-- Problem --
Return every line below as is, leaving out the pictures.

-- Data extract --
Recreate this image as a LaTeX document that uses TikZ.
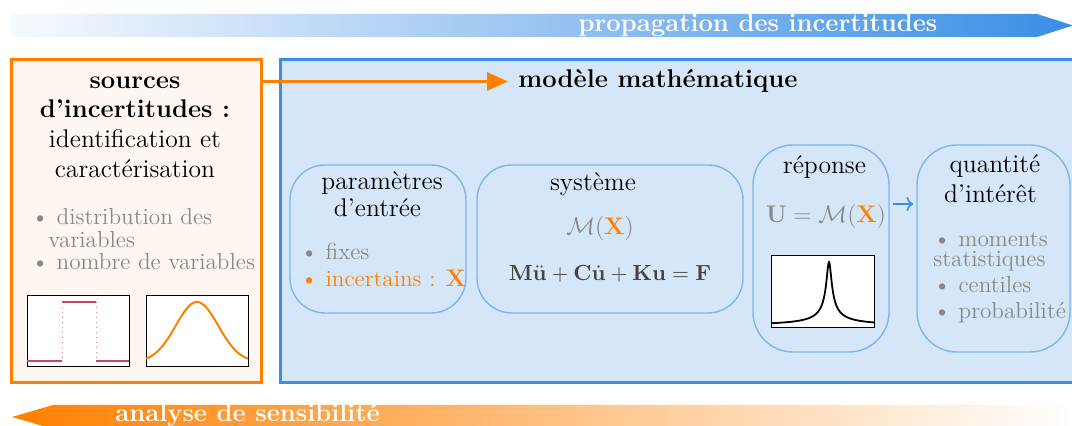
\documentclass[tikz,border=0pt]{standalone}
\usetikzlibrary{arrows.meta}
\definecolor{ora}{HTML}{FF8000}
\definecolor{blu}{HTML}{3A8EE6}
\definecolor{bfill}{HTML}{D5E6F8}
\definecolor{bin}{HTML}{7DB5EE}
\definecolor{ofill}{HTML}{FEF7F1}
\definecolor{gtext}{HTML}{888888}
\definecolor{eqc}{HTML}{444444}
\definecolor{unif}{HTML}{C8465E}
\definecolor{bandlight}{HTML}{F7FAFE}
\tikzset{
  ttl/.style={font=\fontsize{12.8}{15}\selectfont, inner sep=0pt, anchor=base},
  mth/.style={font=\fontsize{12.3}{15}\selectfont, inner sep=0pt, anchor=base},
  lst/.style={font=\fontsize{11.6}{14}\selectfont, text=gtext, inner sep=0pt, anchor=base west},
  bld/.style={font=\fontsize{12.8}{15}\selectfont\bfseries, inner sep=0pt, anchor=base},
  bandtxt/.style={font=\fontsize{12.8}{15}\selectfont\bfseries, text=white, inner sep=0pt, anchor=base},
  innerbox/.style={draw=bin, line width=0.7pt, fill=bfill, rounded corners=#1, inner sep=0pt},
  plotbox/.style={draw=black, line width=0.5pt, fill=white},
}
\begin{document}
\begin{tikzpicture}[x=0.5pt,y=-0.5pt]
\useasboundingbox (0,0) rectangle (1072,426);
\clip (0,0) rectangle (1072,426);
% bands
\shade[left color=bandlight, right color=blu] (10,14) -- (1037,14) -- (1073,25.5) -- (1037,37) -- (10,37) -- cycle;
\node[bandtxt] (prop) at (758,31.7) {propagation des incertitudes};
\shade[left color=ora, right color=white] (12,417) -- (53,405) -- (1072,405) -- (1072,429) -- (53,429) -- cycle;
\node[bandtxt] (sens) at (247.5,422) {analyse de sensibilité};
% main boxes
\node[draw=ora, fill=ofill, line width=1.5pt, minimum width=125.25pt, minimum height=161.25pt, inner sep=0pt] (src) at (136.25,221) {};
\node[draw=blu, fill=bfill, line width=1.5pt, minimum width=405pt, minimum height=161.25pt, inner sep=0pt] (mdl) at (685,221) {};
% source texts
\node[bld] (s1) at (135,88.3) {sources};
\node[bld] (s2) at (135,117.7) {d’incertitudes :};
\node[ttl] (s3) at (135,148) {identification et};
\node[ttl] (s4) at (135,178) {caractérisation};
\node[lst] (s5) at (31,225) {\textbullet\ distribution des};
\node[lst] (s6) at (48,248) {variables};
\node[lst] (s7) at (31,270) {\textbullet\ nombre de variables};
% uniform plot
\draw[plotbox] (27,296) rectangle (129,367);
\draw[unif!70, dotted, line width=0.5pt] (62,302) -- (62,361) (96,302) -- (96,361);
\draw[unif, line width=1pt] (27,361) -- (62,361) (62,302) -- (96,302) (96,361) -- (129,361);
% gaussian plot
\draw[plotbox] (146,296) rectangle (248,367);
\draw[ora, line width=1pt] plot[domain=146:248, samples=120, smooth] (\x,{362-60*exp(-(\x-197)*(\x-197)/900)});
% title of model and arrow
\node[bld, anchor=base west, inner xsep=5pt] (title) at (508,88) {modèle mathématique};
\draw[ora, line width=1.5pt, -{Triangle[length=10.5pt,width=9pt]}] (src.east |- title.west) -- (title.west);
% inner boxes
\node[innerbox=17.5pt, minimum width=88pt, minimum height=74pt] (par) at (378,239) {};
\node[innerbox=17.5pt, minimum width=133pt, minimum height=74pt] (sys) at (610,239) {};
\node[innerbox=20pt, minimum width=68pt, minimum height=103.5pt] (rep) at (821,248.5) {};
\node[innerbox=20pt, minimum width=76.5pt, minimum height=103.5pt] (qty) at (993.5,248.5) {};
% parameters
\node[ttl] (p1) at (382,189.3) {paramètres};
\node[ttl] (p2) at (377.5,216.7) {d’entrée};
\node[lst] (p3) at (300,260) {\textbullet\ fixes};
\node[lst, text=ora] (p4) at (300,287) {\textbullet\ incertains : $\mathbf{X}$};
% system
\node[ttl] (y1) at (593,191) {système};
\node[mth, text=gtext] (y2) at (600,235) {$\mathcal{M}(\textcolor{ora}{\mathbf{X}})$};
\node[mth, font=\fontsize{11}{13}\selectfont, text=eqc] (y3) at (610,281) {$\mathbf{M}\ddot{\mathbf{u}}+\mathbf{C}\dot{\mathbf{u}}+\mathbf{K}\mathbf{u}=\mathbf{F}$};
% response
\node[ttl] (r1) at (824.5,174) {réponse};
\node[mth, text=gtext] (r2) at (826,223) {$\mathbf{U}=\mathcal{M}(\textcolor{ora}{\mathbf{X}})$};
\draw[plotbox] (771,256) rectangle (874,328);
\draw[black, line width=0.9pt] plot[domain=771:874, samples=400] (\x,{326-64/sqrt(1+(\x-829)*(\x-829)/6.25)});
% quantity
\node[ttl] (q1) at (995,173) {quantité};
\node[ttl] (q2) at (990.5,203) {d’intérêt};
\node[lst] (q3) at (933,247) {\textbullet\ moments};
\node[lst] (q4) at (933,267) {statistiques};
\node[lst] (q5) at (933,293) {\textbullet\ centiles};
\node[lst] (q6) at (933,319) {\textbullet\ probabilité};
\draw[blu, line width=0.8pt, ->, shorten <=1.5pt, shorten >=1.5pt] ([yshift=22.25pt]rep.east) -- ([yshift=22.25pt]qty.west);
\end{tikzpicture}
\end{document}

-- Full output --
Recreate this image as a LaTeX document that uses TikZ.
\documentclass[tikz,border=0pt]{standalone}
\usetikzlibrary{arrows.meta}
\definecolor{ora}{HTML}{FF8000}
\definecolor{blu}{HTML}{3A8EE6}
\definecolor{bfill}{HTML}{D5E6F8}
\definecolor{bin}{HTML}{7DB5EE}
\definecolor{ofill}{HTML}{FEF7F1}
\definecolor{gtext}{HTML}{888888}
\definecolor{eqc}{HTML}{444444}
\definecolor{unif}{HTML}{C8465E}
\definecolor{bandlight}{HTML}{F7FAFE}
\tikzset{
  ttl/.style={font=\fontsize{12.8}{15}\selectfont, inner sep=0pt, anchor=base},
  mth/.style={font=\fontsize{12.3}{15}\selectfont, inner sep=0pt, anchor=base},
  lst/.style={font=\fontsize{11.6}{14}\selectfont, text=gtext, inner sep=0pt, anchor=base west},
  bld/.style={font=\fontsize{12.8}{15}\selectfont\bfseries, inner sep=0pt, anchor=base},
  bandtxt/.style={font=\fontsize{12.8}{15}\selectfont\bfseries, text=white, inner sep=0pt, anchor=base},
  innerbox/.style={draw=bin, line width=0.7pt, fill=bfill, rounded corners=#1, inner sep=0pt},
  plotbox/.style={draw=black, line width=0.5pt, fill=white},
}
\begin{document}
\begin{tikzpicture}[x=0.5pt,y=-0.5pt]
\useasboundingbox (0,0) rectangle (1072,426);
\clip (0,0) rectangle (1072,426);
% bands
\shade[left color=bandlight, right color=blu] (10,14) -- (1037,14) -- (1073,25.5) -- (1037,37) -- (10,37) -- cycle;
\node[bandtxt] (prop) at (758,31.7) {propagation des incertitudes};
\shade[left color=ora, right color=white] (12,417) -- (53,405) -- (1072,405) -- (1072,429) -- (53,429) -- cycle;
\node[bandtxt] (sens) at (247.5,422) {analyse de sensibilité};
% main boxes
\node[draw=ora, fill=ofill, line width=1.5pt, minimum width=125.25pt, minimum height=161.25pt, inner sep=0pt] (src) at (136.25,221) {};
\node[draw=blu, fill=bfill, line width=1.5pt, minimum width=405pt, minimum height=161.25pt, inner sep=0pt] (mdl) at (685,221) {};
% source texts
\node[bld] (s1) at (135,88.3) {sources};
\node[bld] (s2) at (135,117.7) {d’incertitudes :};
\node[ttl] (s3) at (135,148) {identification et};
\node[ttl] (s4) at (135,178) {caractérisation};
\node[lst] (s5) at (31,225) {\textbullet\ distribution des};
\node[lst] (s6) at (48,248) {variables};
\node[lst] (s7) at (31,270) {\textbullet\ nombre de variables};
% uniform plot
\draw[plotbox] (27,296) rectangle (129,367);
\draw[unif!70, dotted, line width=0.5pt] (62,302) -- (62,361) (96,302) -- (96,361);
\draw[unif, line width=1pt] (27,361) -- (62,361) (62,302) -- (96,302) (96,361) -- (129,361);
% gaussian plot
\draw[plotbox] (146,296) rectangle (248,367);
\draw[ora, line width=1pt] plot[domain=146:248, samples=120, smooth] (\x,{362-60*exp(-(\x-197)*(\x-197)/900)});
% title of model and arrow
\node[bld, anchor=base west, inner xsep=5pt] (title) at (508,88) {modèle mathématique};
\draw[ora, line width=1.5pt, -{Triangle[length=10.5pt,width=9pt]}] (src.east |- title.west) -- (title.west);
% inner boxes
\node[innerbox=17.5pt, minimum width=88pt, minimum height=74pt] (par) at (378,239) {};
\node[innerbox=17.5pt, minimum width=133pt, minimum height=74pt] (sys) at (610,239) {};
\node[innerbox=20pt, minimum width=68pt, minimum height=103.5pt] (rep) at (821,248.5) {};
\node[innerbox=20pt, minimum width=76.5pt, minimum height=103.5pt] (qty) at (993.5,248.5) {};
% parameters
\node[ttl] (p1) at (382,189.3) {paramètres};
\node[ttl] (p2) at (377.5,216.7) {d’entrée};
\node[lst] (p3) at (300,260) {\textbullet\ fixes};
\node[lst, text=ora] (p4) at (300,287) {\textbullet\ incertains : $\mathbf{X}$};
% system
\node[ttl] (y1) at (593,191) {système};
\node[mth, text=gtext] (y2) at (600,235) {$\mathcal{M}(\textcolor{ora}{\mathbf{X}})$};
\node[mth, font=\fontsize{11}{13}\selectfont, text=eqc] (y3) at (610,281) {$\mathbf{M}\ddot{\mathbf{u}}+\mathbf{C}\dot{\mathbf{u}}+\mathbf{K}\mathbf{u}=\mathbf{F}$};
% response
\node[ttl] (r1) at (824.5,174) {réponse};
\node[mth, text=gtext] (r2) at (826,223) {$\mathbf{U}=\mathcal{M}(\textcolor{ora}{\mathbf{X}})$};
\draw[plotbox] (771,256) rectangle (874,328);
\draw[black, line width=0.9pt] plot[domain=771:874, samples=400] (\x,{326-64/sqrt(1+(\x-829)*(\x-829)/6.25)});
% quantity
\node[ttl] (q1) at (995,173) {quantité};
\node[ttl] (q2) at (990.5,203) {d’intérêt};
\node[lst] (q3) at (933,247) {\textbullet\ moments};
\node[lst] (q4) at (933,267) {statistiques};
\node[lst] (q5) at (933,293) {\textbullet\ centiles};
\node[lst] (q6) at (933,319) {\textbullet\ probabilité};
\draw[blu, line width=0.8pt, ->, shorten <=1.5pt, shorten >=1.5pt] ([yshift=22.25pt]rep.east) -- ([yshift=22.25pt]qty.west);
\end{tikzpicture}
\end{document}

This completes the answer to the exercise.